A heavy voter turnout, unofficially calculated at more than 80% of the country’s 19 million eligible voters, reflected the intense interest aroused by the campaign.

The main bulwark of power at stake for Alfonsin was the two-seat majority that his party currently holds in the 254-member lower house of the Congress. According to unofficial projections, Alfonsin’s party lost 13 to 15 seats.

Also politically important was the outcome of gubernatorial elections in all but one of Argentina’s 22 provinces. The Peronists took 16 governorships, while the Radical Civic Union won only two or three, with smaller parties picking up the rest, according to projections.
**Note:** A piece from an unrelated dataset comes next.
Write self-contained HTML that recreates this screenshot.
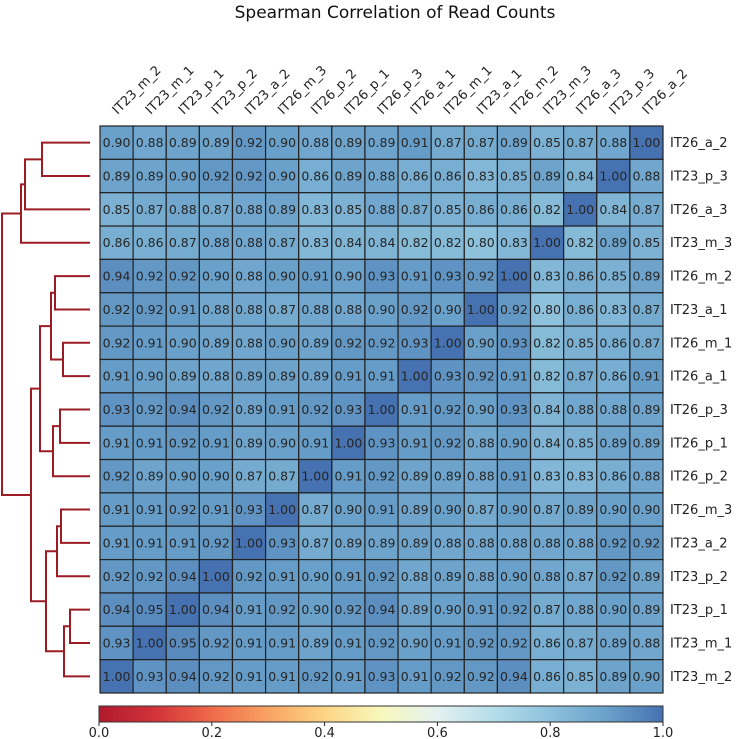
<!DOCTYPE html>
<html><head><meta charset="utf-8"><style>body{margin:0;background:#fff}svg{display:block;font-family:"DejaVu Sans","Liberation Sans",sans-serif}</style></head>
<body>
<svg id="c" width="737" height="739"></svg>
<script>
const rowLabels=["IT26_a_2","IT23_p_3","IT26_a_3","IT23_m_3","IT26_m_2","IT23_a_1","IT26_m_1","IT26_a_1","IT26_p_3","IT26_p_1","IT26_p_2","IT26_m_3","IT23_a_2","IT23_p_2","IT23_p_1","IT23_m_1","IT23_m_2"];
const colLabels=["IT23_m_2","IT23_m_1","IT23_p_1","IT23_p_2","IT23_a_2","IT26_m_3","IT26_p_2","IT26_p_1","IT26_p_3","IT26_a_1","IT26_m_1","IT23_a_1","IT26_m_2","IT23_m_3","IT26_a_3","IT23_p_3","IT26_a_2"];
const matrix=[
[.90,.88,.89,.89,.92,.90,.88,.89,.89,.91,.87,.87,.89,.85,.87,.88,1.00],
[.89,.89,.90,.92,.92,.90,.86,.89,.88,.86,.86,.83,.85,.89,.84,1.00,.88],
[.85,.87,.88,.87,.88,.89,.83,.85,.88,.87,.85,.86,.86,.82,1.00,.84,.87],
[.86,.86,.87,.88,.88,.87,.83,.84,.84,.82,.82,.80,.83,1.00,.82,.89,.85],
[.94,.92,.92,.90,.88,.90,.91,.90,.93,.91,.93,.92,1.00,.83,.86,.85,.89],
[.92,.92,.91,.88,.88,.87,.88,.88,.90,.92,.90,1.00,.92,.80,.86,.83,.87],
[.92,.91,.90,.89,.88,.90,.89,.92,.92,.93,1.00,.90,.93,.82,.85,.86,.87],
[.91,.90,.89,.88,.89,.89,.89,.91,.91,1.00,.93,.92,.91,.82,.87,.86,.91],
[.93,.92,.94,.92,.89,.91,.92,.93,1.00,.91,.92,.90,.93,.84,.88,.88,.89],
[.91,.91,.92,.91,.89,.90,.91,1.00,.93,.91,.92,.88,.90,.84,.85,.89,.89],
[.92,.89,.90,.90,.87,.87,1.00,.91,.92,.89,.89,.88,.91,.83,.83,.86,.88],
[.91,.91,.92,.91,.93,1.00,.87,.90,.91,.89,.90,.87,.90,.87,.89,.90,.90],
[.91,.91,.91,.92,1.00,.93,.87,.89,.89,.89,.88,.88,.88,.88,.88,.92,.92],
[.92,.92,.94,1.00,.92,.91,.90,.91,.92,.88,.89,.88,.90,.88,.87,.92,.89],
[.94,.95,1.00,.94,.91,.92,.90,.92,.94,.89,.90,.91,.92,.87,.88,.90,.89],
[.93,1.00,.95,.92,.91,.91,.89,.91,.92,.90,.91,.92,.92,.86,.87,.89,.88],
[1.00,.93,.94,.92,.91,.91,.92,.91,.93,.91,.92,.92,.94,.86,.85,.89,.90]];
const cbTicks=[0,0.2,0.4,0.6,0.8,1.0];
const merges=[[0,1,42],["n0",2,25],["n1",3,21],[4,5,55],[6,7,63],["n3","n4",51],[8,9,60],["n6",10,53],["n5","n7",40],[11,12,61],["n9",13,57],[14,15,70],["n11",16,64],["n10","n12",46],["n8","n13",31],["n2","n14",2]];
const stops=[[0,"#b01a2e"],[.1,"#d3333a"],[.2,"#ef6a4a"],[.3,"#f9a363"],[.4,"#fdd584"],[.5,"#f8f8bc"],[.6,"#e3f1f1"],[.7,"#b4dde9"],[.8,"#8dc1dc"],[.9,"#6aa1ca"],[1,"#4672b1"]];
function hx(h){return [1,3,5].map(i=>parseInt(h.substr(i,2),16));}
function cmap(v){v=Math.max(0,Math.min(1,v));for(let i=1;i<stops.length;i++){if(v<=stops[i][0]){const a=hx(stops[i-1][1]),b=hx(stops[i][1]),t=(v-stops[i-1][0])/(stops[i][0]-stops[i-1][0]);return "rgb("+a.map((x,k)=>Math.round(x+(b[k]-x)*t)).join(",")+")";}}return stops[stops.length-1][1];}
const svg=document.getElementById('c');const NS="http://www.w3.org/2000/svg";
function el(t,a,txt){const e=document.createElementNS(NS,t);for(const k in a)e.setAttribute(k,a[k]);if(txt!=null)e.textContent=txt;svg.appendChild(e);return e;}
const X0=100,Y0=126,W=563,H=567,n=rowLabels.length,cw=W/colLabels.length,ch=H/n;
const xc=i=>X0+(i+0.5)*cw, yc=i=>Y0+(i+0.5)*ch;
let t=el('text',{x:395,y:18,'text-anchor':'middle','font-size':17,fill:'#111'},"Spearman Correlation of Read Counts");


for(let r=0;r<n;r++)for(let c=0;c<colLabels.length;c++){
 const v=matrix[r][c];
 const rc=el('rect',{x:X0+c*cw,y:Y0+r*ch,width:cw,height:ch,fill:cmap(v),stroke:'#222','stroke-width':1.2});
 
 
 const tx=el('text',{x:xc(c),y:yc(r)+4.5,'text-anchor':'middle','font-size':12.5,fill:'#262626'},v.toFixed(2));
 
 
}
colLabels.forEach((l,i)=>{const e=el('text',{x:0,y:0,'font-size':13,fill:'#222',transform:`translate(${xc(i)+1},115) rotate(-45)`},l);
 
 });
rowLabels.forEach((l,i)=>{const e=el('text',{x:670,y:yc(i)+4.5,'font-size':13,fill:'#222'},l);
 
 });
const pos={};const LX=90;
merges.forEach((m,k)=>{const g=c=>typeof c==="number"?{x:LX,y:yc(c)}:pos[c];const a=g(m[0]),b=g(m[1]),x=m[2];
 const p=el('path',{d:`M${a.x},${a.y}H${x}V${b.y}H${b.x}`,fill:'none',stroke:'#9b1c24','stroke-width':2});
 
 
 pos["n"+k]={x:x,y:(a.y+b.y)/2};});
const CX=99,CW=564,CY=706,CH=16;
const defs=el('defs',{});const lg=document.createElementNS(NS,'linearGradient');lg.setAttribute('id','g');defs.appendChild(lg);
stops.forEach(s=>{const st=document.createElementNS(NS,'stop');st.setAttribute('offset',s[0]);st.setAttribute('stop-color',s[1]);lg.appendChild(st);});
const cb=el('rect',{x:CX,y:CY,width:CW,height:CH,fill:'url(#g)',stroke:'#333','stroke-width':1});


cbTicks.forEach(v=>{const x=CX+v*CW;el('line',{x1:x,x2:x,y1:CY+CH,y2:CY+CH+4,stroke:'#222'});
 const e=el('text',{x:x,y:737,'text-anchor':'middle','font-size':13,fill:'#222'},v.toFixed(1));
 
 });
</script>
</body></html>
Not all race-by-race results were clear from Sunday’s partial returns. However, the overall tendency was unmistakable as underdog Peronist candidates for governor swept to victory in three of the four most populous provinces--Buenos Aires, Mendoza and Santa Fe.

In the key province of Buenos Aires, Peronist candidate Antonio Cafiero won the governorship with a projected 47% of the vote, to 39% for Alfonsin protege Juan Manuel Casella.

Cafiero, 64, is the leader of a moderate faction in the Justicialist Party, founded by the late President Juan D. Peron. Casella, 46, is the standard-bearer of Alfonsin’s party.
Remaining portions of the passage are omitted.